Although there are no formal educational requirements to become a hunting or fishing guide in Ontario, that doesn't mean that just anyone can do the job. You still need to have the right licenses, and most guides have years of recreational experience in fishing or hunting. Nevertheless, if you genuinely have the aptitude for the outdoors required for success in this career, getting licensed won't be difficult and you'll already have the hunting or fishing experience you need to get started.
Get Your Ontario Outdoors Card and Tags
Decide what kind of trips you want to lead--hunting trips, fishing trips or both. Knowing your plans in advance will help you decide which licenses you need to purchase and keep you from spending money on permissions you don't need.
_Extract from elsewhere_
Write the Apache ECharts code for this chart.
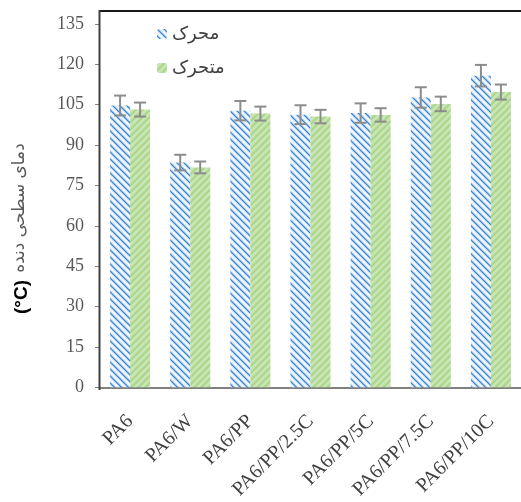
<!DOCTYPE html>
<html>
<head>
<meta charset="utf-8">
<script src="https://cdn.jsdelivr.net/npm/echarts@6/dist/echarts.min.js"></script>
<style>html,body{margin:0;padding:0;background:#fff;}#c{width:521px;height:502px;}</style>
</head>
<body>
<div id="c"></div>
<script>
const categories = ['PA6', 'PA6/W', 'PA6/PP', 'PA6/PP/2.5C', 'PA6/PP/5C', 'PA6/PP/7.5C', 'PA6/PP/10C'];
const seriesNames = ['محرک', 'متحرک'];
const valuesA = [104.7, 83.5, 102.8, 101.3, 101.9, 107.7, 115.8];
const errorsA = [3.7, 2.9, 3.6, 3.5, 3.6, 3.8, 4.0];
const valuesB = [103.2, 81.7, 101.7, 100.6, 101.2, 105.3, 109.7];
const errorsB = [2.6, 2.2, 2.6, 2.5, 2.5, 2.7, 2.8];
const yTicks = [0, 15, 30, 45, 60, 75, 90, 105, 120, 135];
const yTitle = 'دمای سطحی دنده';
const yUnit = '(°C)';

function hex(h){return [parseInt(h.slice(1,3),16),parseInt(h.slice(3,5),16),parseInt(h.slice(5,7),16)];}
function makePattern(size, fn){
  const c = document.createElement('canvas'); c.width = c.height = size;
  const ctx = c.getContext('2d'); const img = ctx.createImageData(size, size);
  for (let y = 0; y < size; y++) for (let x = 0; x < size; x++) {
    const col = hex(fn(x, y)); const o = (y * size + x) * 4;
    img.data[o] = col[0]; img.data[o+1] = col[1]; img.data[o+2] = col[2]; img.data[o+3] = 255;
  }
  ctx.putImageData(img, 0, 0); return c;
}
const blueCols = ['#3a84cf', '#86b8e6', '#cfe2f5', '#eaf2fa', '#fbfdfe', '#e0ecf8', '#b3d1ef'];
const greenCols = ['#a6d484', '#b7dc9c', '#c6e3b1', '#cde7ba', '#c6e3b1', '#bcdfa3', '#b0d992'];
const P = 7;
const bluePat = makePattern(P, (x, y) => blueCols[((x - y) % P + P) % P]);
const greenPat = makePattern(P, (x, y) => greenCols[(x + y) % P]);

function errSeries(values, errs, offset){
  return {
    type: 'custom', silent: true, z: 5,
    data: values.map((v, i) => [i, v, errs[i]]),
    renderItem: function(params, api){
      const i = api.value(0), v = api.value(1), e = api.value(2);
      const hi = api.coord([i, v + e]); const lo = api.coord([i, v - e]);
      const x = hi[0] + offset; const cap = 6;
      const st = {stroke: '#8c8c8c', lineWidth: 2};
      return {type: 'group', children: [
        {type: 'line', shape: {x1: x, y1: hi[1], x2: x, y2: lo[1]}, style: st},
        {type: 'line', shape: {x1: x - cap, y1: hi[1], x2: x + cap, y2: hi[1]}, style: st},
        {type: 'line', shape: {x1: x - cap, y1: lo[1], x2: x + cap, y2: lo[1]}, style: st}
      ]};
    }
  };
}

const chart = echarts.init(document.getElementById('c'), null, {renderer: 'canvas'});
chart.setOption({
  animation: false,
  backgroundColor: '#ffffff',
  grid: {left: 100, right: 0, top: 24, bottom: 113, containLabel: false},
  legend: {
    data: seriesNames, orient: 'vertical', left: 152, top: 20,
    itemWidth: 10, itemHeight: 10, itemGap: 16,
    textStyle: {fontFamily: 'DejaVu Sans', fontSize: 18, color: '#404040'}
  },
  xAxis: {
    type: 'category', data: categories,
    axisLine: {lineStyle: {color: '#808080', width: 2}},
    axisTick: {show: false},
    axisLabel: {interval: 0, rotate: 45, margin: 31, fontFamily: 'Liberation Serif', fontSize: 20, color: '#404040'}
  },
  yAxis: {
    type: 'value', min: yTicks[0], max: yTicks[yTicks.length - 1], interval: yTicks[1] - yTicks[0],
    splitLine: {show: false},
    axisLine: {show: false},
    axisTick: {show: true, length: 5, lineStyle: {color: '#808080', width: 1}},
    axisLabel: {margin: 16, fontFamily: 'Liberation Serif', fontSize: 18, color: '#595959'}
  },
  graphic: [
    {type: 'line', z: 10, shape: {x1: 99, y1: 11, x2: 521, y2: 11}, style: {stroke: '#1a1a1a', lineWidth: 2}},
    {type: 'line', z: 10, shape: {x1: 99.5, y1: 10, x2: 99.5, y2: 390}, style: {stroke: '#404040', lineWidth: 2}},
    {type: 'text', z: 10, x: 20, y: 208, rotation: Math.PI / 2,
     style: {text: yTitle, font: '17px "DejaVu Sans"', fill: '#595959', textAlign: 'center', textVerticalAlign: 'middle'}},
    {type: 'text', z: 10, x: 22, y: 297, rotation: Math.PI / 2,
     style: {text: yUnit, font: 'bold 19px "Liberation Sans"', fill: '#000000', textAlign: 'center', textVerticalAlign: 'middle'}}
  ],
  series: [
    {name: seriesNames[0], type: 'bar', data: valuesA, barWidth: 20, barGap: '0%', itemStyle: {color: {image: bluePat, repeat: 'repeat'}}},
    {name: seriesNames[1], type: 'bar', data: valuesB, barWidth: 20, barGap: '0%', itemStyle: {color: {image: greenPat, repeat: 'repeat'}}},
    errSeries(valuesA, errorsA, -10),
    errSeries(valuesB, errorsB, 10)
  ]
});
</script>
</body>
</html>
Take the Ontario Hunter Education Course if you're interested in leading hunting groups. When you apply for a hunting license, you'll need to present proof that you've taken the course and passed the final exam.
Sign up for the Canadian Firearms Safety Course if you want to lead hunting groups that use firearms. If you only plan to hunt without guns, you don't need to take the course according to the Ontario Ministry of Natural Resources. Gun hunters need to present proof that they've taken the firearms course and passed its exam before the Ontario government will issue licenses permitting firearm-based hunting.
Apply for an Outdoors Card and for the tags you need, based on the kinds of hunting and fishing that you want to do. Depending on what tags you need, you may need to send a mail-in application, visit a ServiceOntario Centre or go to an Ontario Ministry of Natural Resources office.
Educate Yourself and Get Hired
Make sure that you know the hunting seasons and laws for the type of game that you want to hunt. Ontario changes these rules from year to year, so review the laws that affect you before the regularly scheduled hunting season begins.
Think about where you have the most hunting and fishing experience, and contact lodges and guide businesses that operate in that general area to inquire about potential employment. You can pitch your expertise convincingly if you already know the best spots and techniques from past recreational expeditions. Consider John Butt's Outdoors' professional guides, who each boast extensive fishing and hunting experience in the regions they cover. If you have difficulty finding work, fish or hunt in a concentrated area in your spare time. Visit local lodges, hotels and hunting/fishing hot spots to network with outdoor enthusiasts and market your skills.
Consider formal guide education. Although nothing compares to real experience and first-hand knowledge of the area you want to work in, the Canadian Wilderness Guide School can help you learn customer relations skills, navigational skills and advanced angling techniques to get your foot in the door at the lodge of your choice or tp start your own guide business.